Pero además, el argumento de que los pobrecitos partidos chicos no tienen la capacidad estructural para evitar ser saqueados por las malvadas fuerzas grandes no tiene vínculo con la realidad. Simplemente no ocurre. Que, cada tanto, las Lilitas Carrió de la vida eructen la palabra “fraude” no significa que haya efectivamente pasado. Más bien, lo contrario.

Otra bandera del fandom de la boleta única es, como ya se dijo, que se termina el negocio de la impresión de boletas. La referencia es a las jugarretas que se suelen hacer con la plata que les otorga el Estado a las fuerzas políticas para ese fin, recurso discursivo ideal para ser acogido por candorosas almas republicanas.

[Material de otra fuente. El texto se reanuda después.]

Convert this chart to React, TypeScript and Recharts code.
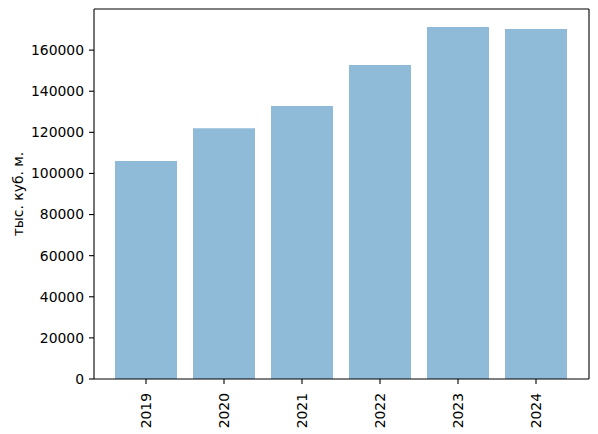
import React from "react";
import { BarChart, Bar, XAxis, YAxis } from "recharts";

const years = ["2019", "2020", "2021", "2022", "2023", "2024"];
const volumes = [106000, 122000, 132800, 152800, 171300, 170300];
const yTicks = [0, 20000, 40000, 60000, 80000, 100000, 120000, 140000, 160000];
const yMax = 180000;
const yLabel = "тыс. куб. м.";

const data = years.map((y, i) => ({ year: y, value: volumes[i] }));

const FONT = "DejaVu Sans";

const XTick = (props: any) => {
  const { x, y, payload } = props;
  const ay = y + 7;
  return (
    <text
      x={x}
      y={ay}
      transform={`rotate(-90, ${x}, ${ay})`}
      textAnchor="end"
      dominantBaseline="central"
      fontFamily={FONT}
      fontSize={13.9}
      fill="#000"
    >
      {payload.value}
    </text>
  );
};

const YLabel = (props: any) => {
  const vb = props.viewBox || {};
  const cx = (vb.x ?? 34) - 16;
  const cy = (vb.y ?? 9) + (vb.height ?? 370) / 2;
  return (
    <text
      x={cx}
      y={cy}
      transform={`rotate(-90, ${cx}, ${cy})`}
      textAnchor="middle"
      dominantBaseline="central"
      fontFamily={FONT}
      fontSize={13.9}
      fill="#000"
    >
      {yLabel}
    </text>
  );
};

const line = { stroke: "#000", strokeWidth: 1.1 };

export default function App() {
  return (
    <div style={{ position: "absolute", left: 0, top: 0, background: "#fff" }}>
      <BarChart
        width={598}
        height={434}
        data={data}
        margin={{ top: 8, right: 8, bottom: 0, left: 34 }}
      >
        <XAxis
          xAxisId="b"
          dataKey="year"
          type="category"
          height={55}
          padding={{ left: 13, right: 14 }}
          stroke="#000"
          axisLine={line}
          tickLine={line}
          tickSize={5}
          tick={<XTick />}
          interval={0}
        />
        <XAxis
          xAxisId="t"
          dataKey="year"
          type="category"
          orientation="top"
          height={1}
          stroke="#000"
          axisLine={line}
          tick={false}
          tickLine={false}
        />
        <YAxis
          yAxisId="l"
          width={60}
          domain={[0, yMax]}
          ticks={yTicks}
          interval={0}
          allowDataOverflow
          stroke="#000"
          axisLine={line}
          tickLine={line}
          tickSize={5}
          tickMargin={5}
          tick={{ fontFamily: FONT, fontSize: 13.9, fill: "#000" }}
          label={<YLabel />}
        />
        <YAxis
          yAxisId="r"
          orientation="right"
          width={1}
          domain={[0, yMax]}
          stroke="#000"
          axisLine={line}
          tick={false}
          tickLine={false}
        />
        <Bar
          xAxisId="b"
          yAxisId="l"
          dataKey="value"
          fill="#1f77b4"
          fillOpacity={0.5}
          barSize={62}
          isAnimationActive={false}
        />
      </BarChart>
    </div>
  );
}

Ahora, licitación pública mediante, ese curro desaparecería.

Lo que termina ocurriendo, en realidad, es que el negocio de la impresión de boletas no desaparece, sino que cambia de manos y se concentra. En Santa Fe, desde la implementación del nuevo sistema, las licitaciones invariablemente son ganadas por tres empresas, de las cuales sobresalen por lejos dos: Boldt, el grupo enemigo de Amado Boudou en el caso Ciccone y dueño de casinos en territorio santafesino; y Artes Gráficas del Litoral (AGL), propiedad del Grupo Clarín en sociedad con el diario El Litoral de la capital provincial.

El elemento final de la argumentación en favor de la boleta única es, quizás, el más dañino. Y parte también de una premisa falsa: la boleta sábana es intrínsecamente mala y el voto a diferentes opciones políticas según la categoría es propio de votantes sofisticados. La pregunta obvia, aunque pocas veces dicha, es: ¿qué tribunal celestial dictaminó que eso es así?

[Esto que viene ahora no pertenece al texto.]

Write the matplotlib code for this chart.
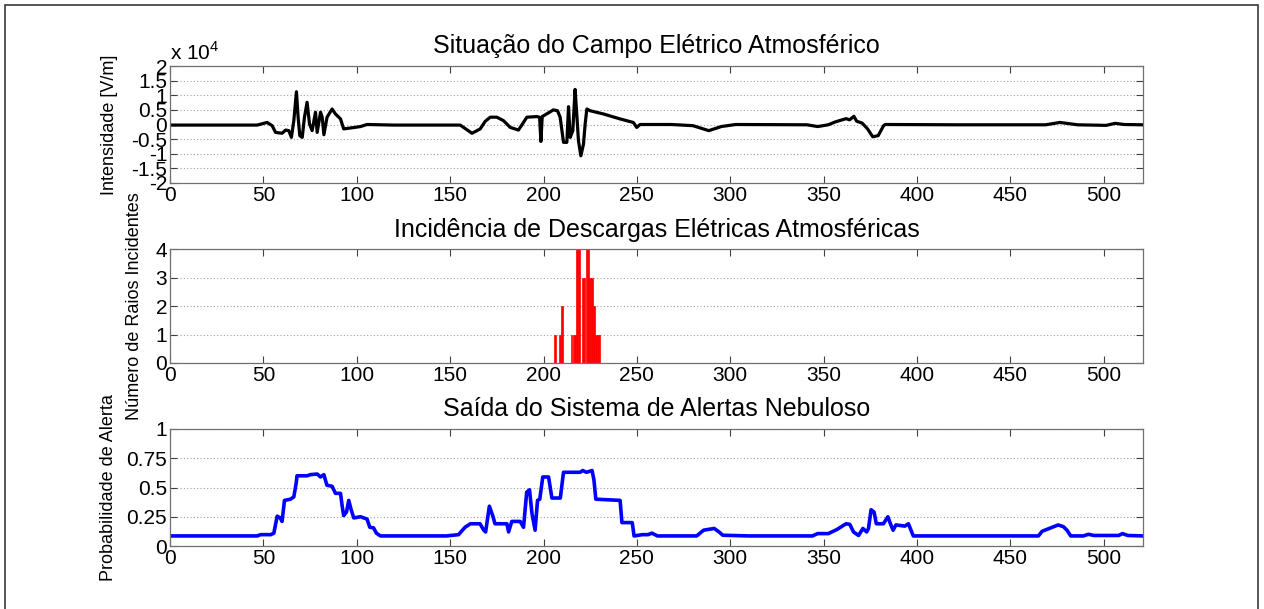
import matplotlib
matplotlib.use("Agg")
import matplotlib.pyplot as plt
from matplotlib.patches import Rectangle

plt.rcParams['font.family'] = ['Liberation Sans', 'DejaVu Sans']
plt.rcParams['mathtext.fontset'] = 'custom'
plt.rcParams['mathtext.rm'] = 'Liberation Sans'

# ---- Data ----
# Electric field (units of 10^4 V/m)
field_t = [0, 46.7, 52, 54.7, 56.5, 60, 61.9, 63.6, 65, 66.3, 67.7, 68.6, 69.5, 70.8, 72,
           73.4, 74.7, 76.1, 77.9, 78.8, 80.6, 81.5, 82.4, 84.1, 86.8, 88.6, 91.3, 93,
           96.6, 102, 105.5, 119.8, 155.4, 161.7, 166.1, 168.8, 171.5, 175, 178.6, 182.2,
           186.6, 191.1, 196.4, 197.9, 198.6, 199.3, 205.3, 207.5, 208.9, 210.7, 212.5,
           213.4, 214.3, 215.7, 216.9, 217.8, 218.7, 220, 221.4, 222.3, 223.2, 225, 232.1,
           241, 248.1, 249.9, 251.7, 268.5, 280, 288.5, 295.2, 302.9, 341, 346.8, 352.5,
           356.3, 362, 363.9, 366.2, 367.7, 370.6, 373.5, 376.3, 379.2, 382.1, 383, 421.2,
           468.9, 476.5, 486, 501.3, 506.1, 510.9, 521]
field_v = [-0.02, -0.02, 0.07, -0.04, -0.27, -0.3, -0.19, -0.21, -0.44, 0.13, 1.12, 0.25,
           -0.38, -0.44, 0.25, 0.76, 0.02, -0.21, 0.42, -0.27, 0.42, 0.25, -0.35, 0.25, 0.53,
           0.36, 0.19, -0.15, -0.12, -0.07, 0.0, -0.02, -0.02, -0.3, -0.15, 0.11, 0.25, 0.25,
           0.13, -0.1, -0.19, 0.25, 0.27, 0.25, -0.58, 0.27, 0.5, 0.47, 0.25, -0.61, -0.61,
           0.61, -0.44, -0.21, 1.2, 0.36, -0.55, -1.07, -0.67, 0.02, 0.53, 0.47, 0.36, 0.19,
           0.07, -0.1, 0.0, 0.0, -0.04, -0.21, -0.07, 0.0, -0.01, -0.07, -0.01, 0.09, 0.2,
           0.16, 0.28, 0.11, 0.05, -0.15, -0.42, -0.38, -0.04, 0.0, -0.01, -0.01, 0.07, -0.01,
           -0.03, 0.04, 0.0, -0.01]

# Lightning strikes
strike_t = [206, 209, 210, 215, 216, 217, 218, 219, 221, 222, 223, 224, 225, 226, 227, 228, 229, 230]
strike_n = [1, 1, 2, 1, 1, 1, 4, 4, 3, 3, 4, 4, 3, 3, 2, 1, 1, 1]

# Fuzzy alert system output
alert_t = [0, 46.7, 48.5, 54, 55.6, 57.4, 59, 60, 61.3, 64.5, 66.3, 67.6, 68, 73.4, 75.2,
           78.8, 80.6, 82.4, 84, 86.8, 88.6, 91.3, 92.2, 93, 94.5, 95.7, 97, 98.4, 102,
           105.5, 107, 109, 110.5, 112.7, 148, 154.5, 158, 160.8, 166, 168, 169, 171, 173,
           174, 180.4, 181.3, 183, 187.5, 189.3, 191, 192.5, 193.8, 195.5, 196.8, 198,
           199.6, 202.7, 204.5, 209, 210.7, 219.6, 221, 223, 226, 227, 228, 241, 242, 247.5,
           248.5, 253, 256, 258, 261, 282, 285.7, 291.4, 294, 296, 310, 344, 346.8, 352.5,
           357, 362, 364, 366, 368.7, 371, 373, 374, 375.4, 377, 378.2, 382, 384.4, 386,
           387.2, 388.7, 393.5, 395.4, 396.4, 398, 465, 467, 470.8, 475.6, 478.4, 480.3,
           482.3, 489, 491.8, 494.7, 508, 510, 512.8, 521]
alert_p = [0.086, 0.086, 0.097, 0.097, 0.11, 0.255, 0.24, 0.21, 0.39, 0.40, 0.42, 0.54, 0.60,
           0.60, 0.61, 0.615, 0.59, 0.61, 0.52, 0.51, 0.45, 0.45, 0.34, 0.26, 0.29, 0.39, 0.31,
           0.24, 0.25, 0.23, 0.16, 0.155, 0.11, 0.086, 0.086, 0.097, 0.16, 0.19, 0.19, 0.135,
           0.12, 0.34, 0.25, 0.19, 0.19, 0.12, 0.21, 0.21, 0.16, 0.46, 0.48, 0.28, 0.135, 0.39,
           0.40, 0.59, 0.59, 0.41, 0.41, 0.63, 0.63, 0.645, 0.63, 0.645, 0.565, 0.40, 0.39,
           0.2, 0.2, 0.086, 0.097, 0.097, 0.11, 0.086, 0.086, 0.135, 0.15, 0.12, 0.092, 0.086,
           0.086, 0.106, 0.106, 0.14, 0.19, 0.185, 0.12, 0.09, 0.15, 0.12, 0.15, 0.31, 0.29,
           0.19, 0.19, 0.25, 0.18, 0.135, 0.18, 0.17, 0.19, 0.15, 0.086, 0.086, 0.126, 0.15,
           0.18, 0.165, 0.135, 0.086, 0.086, 0.10, 0.09, 0.09, 0.106, 0.09, 0.086]

xticks = list(range(0, 501, 50))
field_ticks = [-2, -1.5, -1, -0.5, 0, 0.5, 1, 1.5, 2]
field_ticklabels = ['-2', '-1.5', '-1', '-0.5', '0', '0.5', '1', '1.5', '2']
strike_ticks = [0, 1, 2, 3, 4]
alert_ticks = [0, 0.25, 0.5, 0.75, 1]
alert_ticklabels = ['0', '0.25', '0.5', '0.75', '1']

titles = ['Situação do Campo Elétrico Atmosférico',
          'Incidência de Descargas Elétricas Atmosféricas',
          'Saída do Sistema de Alertas Nebuloso']
ylabels = ['Intensidade [V/m]', 'Número de Raios Incidentes', 'Probabilidade de Alerta']

# ---- Figure ----
W, H = 1264, 609
fig = plt.figure(figsize=(W / 100, H / 100), dpi=100)
fig.patches.append(Rectangle((5 / W, -0.05), (1258 - 5) / W, 1.05 - 5 / H,
                             transform=fig.transFigure, fill=False,
                             edgecolor='#3a3a3a', linewidth=1.2))

left, right = 170, 1143
boxes = [(66, 183), (249, 363), (429, 546)]
axes = []
for (top, bot) in boxes:
    ax = fig.add_axes([left / W, 1 - bot / H, (right - left) / W, (bot - top) / H])
    axes.append(ax)

spine_color = '#707070'
for ax in axes:
    ax.set_xlim(0, 521)
    ax.set_xticks(xticks)
    ax.tick_params(direction='in', length=5, width=0.8, color='#404040',
                   top=True, right=True, labelsize=15, pad=2)
    for s in ax.spines.values():
        s.set_color(spine_color)
        s.set_linewidth(0.9)
    ax.yaxis.grid(True, linestyle=(0, (1, 2)), color='#a0a0a0', linewidth=0.8)
    ax.set_axisbelow(True)

# Top
ax = axes[0]
ax.plot(field_t, field_v, color='black', linewidth=2.3)
ax.set_ylim(-2, 2)
ax.set_yticks(field_ticks)
ax.set_yticklabels(field_ticklabels)
ax.text(0, 1.015, r'x 10$^{4}$', transform=ax.transAxes, fontsize=15,
        ha='left', va='bottom')

# Middle
ax = axes[1]
ax.bar(strike_t, strike_n, width=0.9, color='red', edgecolor='red', linewidth=0.5)
ax.set_ylim(0, 4)
ax.set_yticks(strike_ticks)

# Bottom
ax = axes[2]
ax.plot(alert_t, alert_p, color='blue', linewidth=2.6)
ax.set_ylim(0, 1)
ax.set_yticks(alert_ticks)
ax.set_yticklabels(alert_ticklabels)

label_x = [-0.053, -0.028, -0.054]
for ax, t, yl, lx in zip(axes, titles, ylabels, label_x):
    ax.set_title(t, fontsize=18, pad=9)
    ax.set_ylabel(yl, fontsize=13)
    ax.yaxis.set_label_coords(lx, 0.5)

fig.savefig('out.png', dpi=100)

Esa es la gran diferencia entre el sistema santafesino y el cordobés, que sí ofrece la chance de marcar una cruz en un casillero que engloba a toda la propuesta política. Las consecuencias de la modalidad descripta en esta nota son bien concretas y en ningún caso dignas del aplauso.

En 2011, primer episodio de la boleta única en Santa Fe, ya se observó el resultado de un mecanismo electoral que promueve la fragmentación del voto. Ganó la gobernación el Frente Progresista con Bonfatti a la cabeza, pero en el tramo de Diputados la triunfadora fue la peronista María Eugenia Bielsa. Otro tanto ocurrió con los senadores departamentales. El efecto saltó a la vista: dificultades de gobernabilidad. La derivación fue un pacto entre el Poder Ejecutivo y la Cámara Alta, incluido el bloque del PJ, para la creación del llamado “Fondo de Fortalecimiento Institucional”, que en la práctica consiste en cuantiosos recursos públicos para distribuir subsidios a discreción. Hubo causas penales por este caso.

El otro fruto visible es la proliferación hasta el infinito de periodistas televisivos, músicos populares y deportistas de renombre que son tentados –y mayoritariamente aceptan gustosos— a encabezar listas electorales. Es sencillo: si son cinco elecciones en una y desaparece el factor arrastre, es necesario un candidato taquillero para cada tramo. Más aún, teniendo en cuenta que se debe dibujar la cruz al lado de la fotito del postulante.

Se transforma así el sagrado acto del voto popular en una suerte de multiple choice entre famosos, una elección de productos en la góndola del supermercado electoral. Plantear que semejante distorsión implica un saneamiento de la democracia es un chiste de pésimo gusto.